The basic doctrine of at-will employment, even as modified by state and federal law, puts workers at risk of poverty during periods of economic contraction. It puts business owners at risk of talent poaching during periods of economic expansion. It is an adversarial model that may have made more sense, however brutal, in a manufacturing economy characterized by heavy industry and a large pool of relatively unskilled labor.

It is a strangely awkward tool in an economy based on service and intellectual work, characterized by the rapid rise and mutation of small businesses and a mobile workforce. The relationship between employer and employee in this situation is both more symbiotic and less permanent. (How, as an aside, does employer-based healthcare make any sense in this environment?)

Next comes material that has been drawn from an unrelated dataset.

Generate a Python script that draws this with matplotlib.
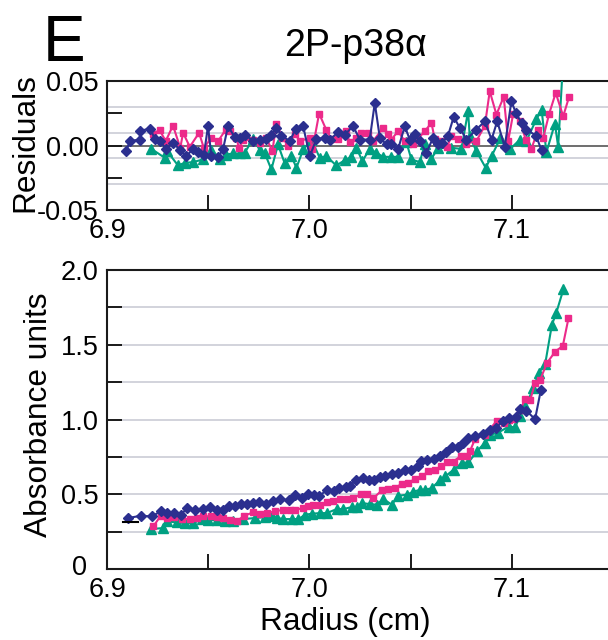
# coding: utf-8

"""
Sedimentation equilibrium of 2P-p38alpha: residuals and absorbance vs radius
"""

import matplotlib
matplotlib.use("Agg")
import matplotlib.pyplot as plt
import matplotlib.transforms as mtransforms

#==========
# Data

# --- absorbance, diamonds (navy)
abs_navy_x = [6.9105, 6.9166, 6.9221, 6.9265, 6.9298, 6.9331, 6.9364, 6.9397, 6.9435, 6.9476,
	6.9509, 6.9542, 6.9575, 6.9605, 6.9633, 6.9661, 6.9690, 6.9723, 6.9753, 6.9786,
	6.9819, 6.9855, 6.9901, 6.9929, 6.9962, 6.9995, 7.0023, 7.0049, 7.0089, 7.0122,
	7.0148, 7.0181, 7.0201, 7.0231, 7.0264, 7.0292, 7.0320, 7.0349, 7.0374, 7.0407,
	7.0440, 7.0473, 7.0501, 7.0539, 7.0550, 7.0580, 7.0616, 7.0646, 7.0675, 7.0703,
	7.0736, 7.0761, 7.0786, 7.0819, 7.0860, 7.0893, 7.0923, 7.0956, 7.0988, 7.1021,
	7.1041, 7.1071, 7.1115, 7.1143]
abs_navy_y = [0.341, 0.356, 0.352, 0.385, 0.374, 0.374, 0.363, 0.408, 0.396, 0.401,
	0.414, 0.396, 0.392, 0.423, 0.419, 0.437, 0.434, 0.441, 0.445, 0.437,
	0.452, 0.468, 0.459, 0.494, 0.477, 0.503, 0.494, 0.490, 0.530, 0.523,
	0.543, 0.548, 0.557, 0.597, 0.608, 0.597, 0.597, 0.615, 0.619, 0.637,
	0.641, 0.659, 0.659, 0.686, 0.722, 0.726, 0.735, 0.753, 0.780, 0.813,
	0.813, 0.842, 0.875, 0.891, 0.904, 0.931, 0.942, 0.993, 1.007, 1.016,
	1.071, 1.060, 1.002, 1.194]

# --- absorbance, squares (pink)
abs_pink_x = [6.9229, 6.9265, 6.9298, 6.9331, 6.9369, 6.9410, 6.9443, 6.9476, 6.9512, 6.9542,
	6.9575, 6.9608, 6.9641, 6.9677, 6.9723, 6.9756, 6.9789, 6.9830, 6.9868, 6.9904,
	6.9929, 6.9970, 6.9995, 7.0020, 7.0053, 7.0089, 7.0119, 7.0152, 7.0185, 7.0217,
	7.0254, 7.0283, 7.0316, 7.0358, 7.0390, 7.0423, 7.0456, 7.0489, 7.0522, 7.0555,
	7.0588, 7.0621, 7.0649, 7.0682, 7.0712, 7.0748, 7.0778, 7.0794, 7.0819, 7.0868,
	7.0926, 7.0959, 7.0988, 7.1008, 7.1041, 7.1066, 7.1091, 7.1115, 7.1140, 7.1173,
	7.1214, 7.1252, 7.1280]
abs_pink_y = [0.285, 0.356, 0.341, 0.347, 0.334, 0.334, 0.339, 0.352, 0.352, 0.347,
	0.341, 0.325, 0.318, 0.356, 0.379, 0.370, 0.374, 0.385, 0.396, 0.392,
	0.396, 0.408, 0.423, 0.430, 0.430, 0.445, 0.452, 0.468, 0.468, 0.474,
	0.501, 0.501, 0.474, 0.526, 0.535, 0.541, 0.570, 0.575, 0.604, 0.619,
	0.653, 0.659, 0.686, 0.715, 0.719, 0.757, 0.753, 0.791, 0.871, 0.898,
	0.991, 0.976, 0.998, 1.002, 1.065, 1.136, 1.131, 1.243, 1.265, 1.376,
	1.454, 1.492, 1.677]

# --- absorbance, triangles (green)
abs_green_x = [6.9216, 6.9278, 6.9298, 6.9344, 6.9386, 6.9427, 6.9468, 6.9501, 6.9542, 6.9583,
	6.9624, 6.9674, 6.9731, 6.9781, 6.9814, 6.9839, 6.9871, 6.9913, 6.9946, 6.9979,
	7.0012, 7.0053, 7.0086, 7.0135, 7.0168, 7.0209, 7.0234, 7.0259, 7.0300, 7.0333,
	7.0366, 7.0407, 7.0440, 7.0481, 7.0514, 7.0547, 7.0572, 7.0605, 7.0646, 7.0671,
	7.0712, 7.0753, 7.0786, 7.0827, 7.0868, 7.0893, 7.0934, 7.0984, 7.1016, 7.1041,
	7.1066, 7.1107, 7.1132, 7.1165, 7.1198, 7.1219, 7.1255]
abs_green_y = [0.267, 0.274, 0.318, 0.312, 0.307, 0.307, 0.334, 0.330, 0.325, 0.323,
	0.318, 0.334, 0.341, 0.347, 0.352, 0.341, 0.334, 0.334, 0.334, 0.363,
	0.370, 0.374, 0.374, 0.401, 0.401, 0.414, 0.414, 0.441, 0.434, 0.430,
	0.468, 0.430, 0.490, 0.497, 0.517, 0.530, 0.530, 0.541, 0.597, 0.619,
	0.664, 0.708, 0.713, 0.786, 0.846, 0.898, 0.913, 0.953, 0.947, 1.024,
	1.087, 1.209, 1.310, 1.372, 1.633, 1.710, 1.871]

# short black stub at the inner edge
stub_x = [6.9081, 6.9155]
stub_y = [0.314, 0.314]

# --- residuals, diamonds (navy)
res_navy_x = [6.9096, 6.9112, 6.9161, 6.9165, 6.9214, 6.9236, 6.9264, 6.9290, 6.9326, 6.9362,
	6.9392, 6.9425, 6.9450, 6.9479, 6.9499, 6.9516, 6.9549, 6.9573, 6.9598, 6.9631,
	6.9656, 6.9680, 6.9722, 6.9755, 6.9787, 6.9812, 6.9837, 6.9862, 6.9903, 6.9932,
	6.9969, 7.0002, 7.0035, 7.0076, 7.0101, 7.0142, 7.0175, 7.0216, 7.0249, 7.0298,
	7.0323, 7.0348, 7.0381, 7.0405, 7.0438, 7.0471, 7.0496, 7.0521, 7.0545, 7.0578,
	7.0611, 7.0636, 7.0657, 7.0685, 7.0713, 7.0743, 7.0776, 7.0825, 7.0867, 7.0900,
	7.0928, 7.0965, 7.0998, 7.1020, 7.1048, 7.1072, 7.1119, 7.1147]
res_navy_y = [-0.0044, 0.0034, 0.0046, 0.0116, 0.0129, 0.0052, 0.0034, -0.0026, 0.0021, -0.0036,
	-0.0083, -0.0026, -0.0052, -0.0070, 0.0150, -0.0083, -0.0088, -0.0031, 0.0150, 0.0065,
	0.0059, 0.0085, 0.0034, 0.0046, 0.0052, 0.0085, 0.0137, 0.0077, 0.0034, 0.0129,
	0.0150, -0.0083, 0.0052, 0.0059, 0.0046, 0.0103, 0.0085, 0.0150, 0.0046, 0.0046,
	0.0330, 0.0059, 0.0008, 0.0008, -0.0031, 0.0150, 0.0046, 0.0093, 0.0034, -0.0057,
	0.0059, 0.0008, 0.0021, 0.0077, 0.0222, 0.0137, 0.0046, 0.0124, 0.0188, 0.0046,
	0.0188, -0.0010, 0.0343, 0.0253, 0.0175, 0.0124, 0.0077, -0.0036]

# --- residuals, squares (pink)
res_pink_x = [6.9227, 6.9260, 6.9290, 6.9326, 6.9362, 6.9376, 6.9409, 6.9455, 6.9478, 6.9516,
	6.9549, 6.9587, 6.9606, 6.9639, 6.9652, 6.9672, 6.9722, 6.9755, 6.9787, 6.9817,
	6.9837, 6.9867, 6.9895, 6.9928, 6.9952, 7.0002, 7.0015, 7.0048, 7.0084, 7.0109,
	7.0142, 7.0180, 7.0199, 7.0232, 7.0257, 7.0290, 7.0315, 7.0364, 7.0389, 7.0405,
	7.0438, 7.0471, 7.0512, 7.0570, 7.0603, 7.0619, 7.0652, 7.0680, 7.0702, 7.0735,
	7.0776, 7.0825, 7.0867, 7.0891, 7.0924, 7.0960, 7.0982, 7.1007, 7.1040, 7.1069,
	7.1097, 7.1130, 7.1155, 7.1185, 7.1217, 7.1254, 7.1283]
res_pink_y = [0.0093, 0.0119, 0.0034, 0.0155, -0.0018, 0.0098, -0.0010, 0.0098, -0.0018, 0.0059,
	0.0034, 0.0124, 0.0111, 0.0059, -0.0018, 0.0041, 0.0046, 0.0021, 0.0059, -0.0044,
	0.0170, 0.0059, 0.0000, 0.0093, 0.0034, 0.0059, -0.0031, 0.0248, 0.0119, 0.0052,
	0.0052, 0.0111, 0.0026, 0.0059, 0.0098, 0.0098, 0.0034, 0.0137, 0.0093, 0.0046,
	0.0111, 0.0034, 0.0008, 0.0111, 0.0175, 0.0052, 0.0034, -0.0010, 0.0072, 0.0054,
	0.0015, 0.0034, 0.0155, 0.0421, 0.0240, 0.0377, 0.0034, 0.0248, 0.0188, 0.0046,
	-0.0026, 0.0124, 0.0059, 0.0248, 0.0408, 0.0227, 0.0377]

# --- residuals, triangles (green)
res_green_x = [6.9219, 6.9285, 6.9297, 6.9351, 6.9384, 6.9425, 6.9474, 6.9516, 6.9557, 6.9590,
	6.9623, 6.9656, 6.9680, 6.9722, 6.9755, 6.9779, 6.9812, 6.9845, 6.9878, 6.9911,
	6.9936, 6.9969, 7.0010, 7.0051, 7.0084, 7.0133, 7.0175, 7.0208, 7.0232, 7.0262,
	7.0298, 7.0331, 7.0364, 7.0405, 7.0438, 7.0479, 7.0504, 7.0545, 7.0570, 7.0603,
	7.0636, 7.0702, 7.0751, 7.0784, 7.0792, 7.0825, 7.0871, 7.0900, 7.0944, 7.0993,
	7.1040, 7.1072, 7.1122, 7.1147, 7.1171, 7.1213, 7.1229, 7.1250]
res_green_y = [-0.0026, -0.0095, -0.0044, -0.0155, -0.0134, -0.0129, -0.0108, -0.0036, -0.0103, -0.0070,
	-0.0062, -0.0062, -0.0057, 0.0052, -0.0036, -0.0057, -0.0186, 0.0008, -0.0139, -0.0083,
	-0.0173, -0.0031, 0.0046, -0.0095, -0.0083, -0.0155, -0.0114, -0.0088, -0.0018, -0.0121,
	-0.0026, -0.0057, -0.0088, -0.0088, -0.0088, 0.0026, -0.0108, -0.0129, 0.0008, -0.0103,
	-0.0018, -0.0018, -0.0026, 0.0266, 0.0072, -0.0044, -0.0173, -0.0083, 0.0059, -0.0026,
	0.0046, 0.0034, 0.0206, 0.0279, -0.0052, 0.0170, -0.0010, 0.0562]

# axis ticks
x_ticks = [6.9, 6.95, 7.0, 7.05, 7.1]
x_tick_labels = ["6.9", "", "7.0", "", "7.1"]
res_ticks = [-0.05, -0.025, 0.0, 0.025, 0.05]
res_tick_labels = ["-0.05", "", "0.00", "", "0.05"]
res_grid = [-0.03, -0.01, 0.01, 0.03]
abs_ticks = [0, 0.25, 0.5, 0.75, 1.0, 1.25, 1.5, 1.75, 2.0]
abs_tick_labels = ["0", "", "0.5", "", "1.0", "", "1.5", "", "2.0"]

NAVY = "#2b2f8f"
PINK = "#ec2a8a"
GREEN = "#00a082"
GRID = "#cfd0d9"

#==========
# Main

def style_axes(ax):
	for side in ["left", "bottom", "top"]:
		ax.spines[side].set_linewidth(1.5)
		ax.spines[side].set_color("#1a1a1a")
	ax.spines["right"].set_visible(False)
	ax.tick_params(axis="both", which="major", direction="in", length=11, width=1.4,
		labelsize=19.5, color="#1a1a1a", top=False, right=False)
	ax.tick_params(axis="y", pad=6)
	ax.tick_params(axis="x", pad=6)
	ax.set_xlim(6.9, 7.15)
	ax.set_xticks(x_ticks)
	ax.set_xticklabels(x_tick_labels)

def draw_series(ax, xs, ys, color, marker, ms):
	ax.plot(xs, ys, color=color, lw=1.5, marker=marker, ms=ms, mec=color, mfc=color, zorder=3)

def main():
	plt.rcParams["font.family"] = ["Liberation Sans", "DejaVu Sans"]
	fig = plt.figure(figsize=(6.08, 6.4), dpi=100)

	# Residuals
	ax1 = fig.add_axes([107 / 608, 1 - 210 / 640, 506 / 608, 129 / 640])
	style_axes(ax1)
	ax1.set_ylim(-0.05, 0.05)
	ax1.set_yticks(res_ticks)
	ax1.set_yticklabels(res_tick_labels)
	for g in res_grid:
		ax1.axhline(g, color=GRID, lw=1.3, zorder=1)
	ax1.axhline(0, color="#555555", lw=1.2, zorder=1)
	draw_series(ax1, res_green_x, res_green_y, GREEN, "^", 6.5)
	draw_series(ax1, res_pink_x, res_pink_y, PINK, "s", 5)
	draw_series(ax1, res_navy_x, res_navy_y, NAVY, "D", 4.6)

	# Absorbance
	ax2 = fig.add_axes([107 / 608, 1 - 569 / 640, 506 / 608, 299 / 640])
	style_axes(ax2)
	ax2.set_ylim(0, 2.0)
	ax2.set_yticks(abs_ticks)
	ax2.set_yticklabels(abs_tick_labels)
	for g in abs_ticks[1:-1]:
		ax2.axhline(g, color=GRID, lw=1.3, zorder=1)
	draw_series(ax2, abs_green_x, abs_green_y, GREEN, "^", 6.5)
	draw_series(ax2, abs_pink_x, abs_pink_y, PINK, "s", 5)
	draw_series(ax2, abs_navy_x, abs_navy_y, NAVY, "D", 4.6)
	ax2.plot(stub_x, stub_y, color="black", lw=1.5, zorder=4)

	# the "0" label sits left of the others so it clears "6.9"
	zero_label = ax2.get_yticklabels()[0]
	zero_label.set_transform(zero_label.get_transform() +
		mtransforms.ScaledTranslation(-12 / 100, 4 / 100, fig.dpi_scale_trans))

	# Text
	fig.text(0.041, 1 - 143 / 640, "Residuals", rotation=90, ha="center", va="center", fontsize=22.8)
	fig.text(0.064, 1 - 415 / 640, "Absorbance units", rotation=90, ha="center", va="center", fontsize=22.8)
	fig.text(345 / 608, 1 - 630 / 640, "Radius (cm)", ha="center", va="baseline", fontsize=22.8)
	fig.text(356 / 608, 1 - 56 / 640, "2P-p38\u03b1", ha="center", va="baseline", fontsize=27)
	fig.text(43 / 608, 1 - 61 / 640, "E", ha="left", va="baseline", fontsize=46)

	fig.savefig("out.png", dpi=100)

if __name__ == "__main__":
	main()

That is why the range of options available to both sellers who want to preserve the value of the business and workers who want to preserve the value of their work seems to depend on contract negotiation.  Effective negotiation depends on carefully managed communication.

Getting Beyond the Adversarial Model

It may benefit the seller of a business to communicate the fact of a sale as late as possible in the negotiations, and to roll out information to key employees with enough time to permit them to make begin to make arrangements with the potential new owner.

Less essential employees deserve the dignity of some information, as well, though. Without it, they will fill the void with counterproductive speculation and action. The information shared need be no more than a general acknowledgement that the industry is volatile and that business sales happen frequently.

Employees can plan on the basis of even modest levels of information.  Some will leave. They might have left anyway. Those who make a judicious decision to stay can add real stability to the workforce in a time of change. This is especially true if the provisions for employees in the event of a sale are made in a routine way, in advance or even in the absence of any sale negotiations.

Employers are reluctant to create contractual obligations to employees. But employees may be more likely to ask for contractual protections in the face of the changing nature of work and a rising economy. Depending on the numbers, it might be worthwhile for employers to buy some stability. In any event, it would get beyond the purely adversarial model of employment to recognize its increasingly collaborative nature.